Walton Ford's fabulous tiger. Huge C prints of landscapes that totally suck you into their vortex and their rich, rich evocative state. The color and saturation framed up either as a slice of a luscious landscape or an elegantly overdetailed Baroque court salon that transports you to another place and time. The big size and deep color takes you to an entirely different place. Oversized is great.
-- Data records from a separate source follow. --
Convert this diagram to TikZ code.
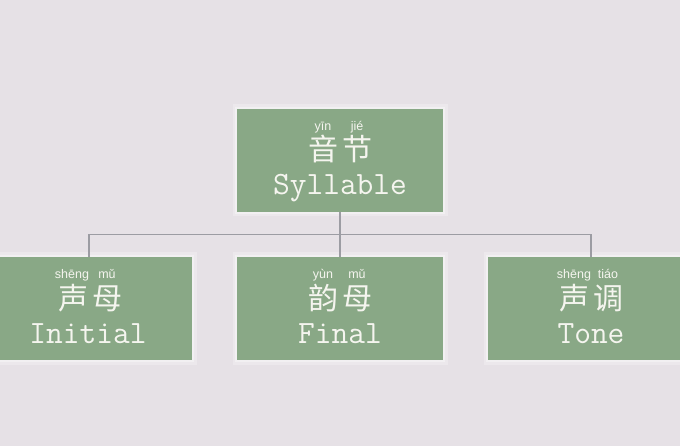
\documentclass[tikz,border=0pt]{standalone}
\usepackage{fontspec}
\newfontfamily\cjk{Noto Sans CJK SC}
\newfontfamily\pinyinfont{Liberation Sans}
\definecolor{bgcol}{HTML}{E6E1E6}
\definecolor{boxcol}{HTML}{89A886}
\definecolor{txtcol}{HTML}{F5F5EF}
\definecolor{linecol}{HTML}{9C9CA3}
\tikzset{
  card/.style={rectangle, minimum width=206pt, minimum height=103pt, inner sep=0pt,
    fill=boxcol,
    preaction={draw=white, draw opacity=0.25, line width=9pt},
    preaction={draw=white, draw opacity=0.35, line width=4.5pt}},
  pinyin/.style={anchor=base, inner sep=0pt, text=txtcol, font=\pinyinfont\fontsize{12.5}{12.5}\selectfont},
  hanzi/.style={anchor=base, inner sep=0pt, text=txtcol, font=\cjk\fontsize{30}{30}\selectfont},
  english/.style={anchor=base, inner sep=0pt, text=txtcol, font=\ttfamily\fontsize{32.5}{32.5}\selectfont},
  conn/.style={draw=linecol, line width=1.3pt}
}
\begin{document}
\begin{tikzpicture}[x=1pt,y=-1pt]
\useasboundingbox (0,0) rectangle (680,446);
\fill[bgcol] (0,0) rectangle (680,446);
\clip (0,0) rectangle (680,446);
% boxes
\node[card] (top) at (340,160.5) {};
\node[card] (left) at (89,308.5) {};
\node[card] (mid) at (340,308.5) {};
\node[card] (right) at (591,308.5) {};
% connectors
\coordinate (j) at (340,234.5);
\draw[conn] (top.south) -- (mid.north);
\draw[conn] (left.north) |- (j) -| (right.north);
% top texts
\node[pinyin] (tp1) at (323,130.5) {yīn};
\node[pinyin] (tp2) at (357,130.5) {jié};
\node[hanzi] (th1) at (323,161) {音};
\node[hanzi] (th2) at (357,161) {节};
\node[english] (te) at (340,195) {Syllable};
% left texts
\node[pinyin] (lp1) at (72,278.5) {shēng};
\node[pinyin] (lp2) at (107,278.5) {mǔ};
\node[hanzi] (lh1) at (73,309) {声};
\node[hanzi] (lh2) at (107,309) {母};
\node[english] (le) at (88,343) {Initial};
% middle texts
\node[pinyin] (mp1) at (323,278.5) {yùn};
\node[pinyin] (mp2) at (357,278.5) {mǔ};
\node[hanzi] (mh1) at (323,309) {韵};
\node[hanzi] (mh2) at (357,309) {母};
\node[english] (me) at (340,343) {Final};
% right texts
\node[pinyin] (rp1) at (574,278.5) {shēng};
\node[pinyin] (rp2) at (608,278.5) {tiáo};
\node[hanzi] (rh1) at (574,309) {声};
\node[hanzi] (rh2) at (608,309) {调};
\node[english] (re) at (591,343) {Tone};
\end{tikzpicture}
\end{document}
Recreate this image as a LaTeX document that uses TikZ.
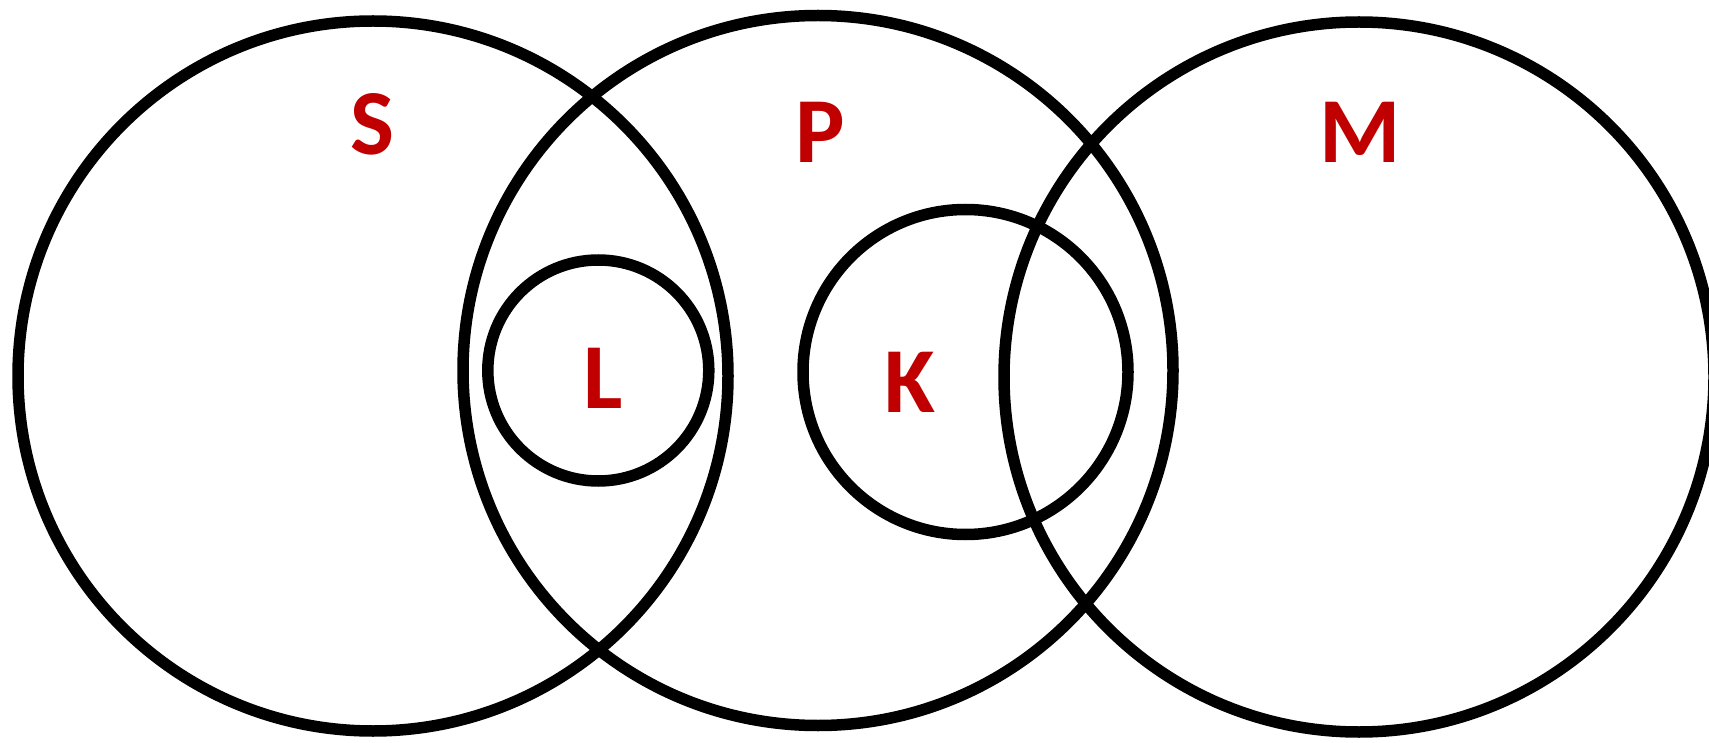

Work inspired by Velazques. A wonderful compliment of images and figures in the park inspired by the Infanta in Miami. Also, the Felipe IV inspired Velazquez by Manolo Valdez was a reason to pick up a paintbrush or in the case of this sculpture, a knife. Gorgeous.

more later>>

Joe Coleman is amazing

There were many outstanding images at Art Basel, but a real showstopper and one I spent time with was this image "Behold Eck, 2006" by Joe Coleman. As I googled for this image, it turns out that the NYTimes has done a writeup on Joe Coleman's recent show that I will forward to you for your enjoyment before I start my yammering>> I had seen an interview of Joe's work in Juxtapoz and didnt really understand his work until seeing this singular picture which captures the best of graphic novels with a Bosch/Breughel aesthetic in truly an american and almost victorian view. With these portraits or pictures, Joe Coleman tells you the story of the person's life from different viewpoints and little snippets from rendering little gargoyles to exemplify a personality trait, to tiny little newspaper clippings (all rendered copy in less than a single hair brush with such control and dexterity--he matches any medieval monk painting marginalia). The printed version of this painting does not even begin to show the freshness and subtlety that Coleman expresses in the original. His work is extrordinary, original and thought provoking--and as illustrators, we should all take a look at someone really using the two dimensional plane to tell a story beyond the picture and weave a complex depiction of the personality, life and deeds in a truly rich and thoughtful way. There is a book out on his work "Internal Digging" worth pursing.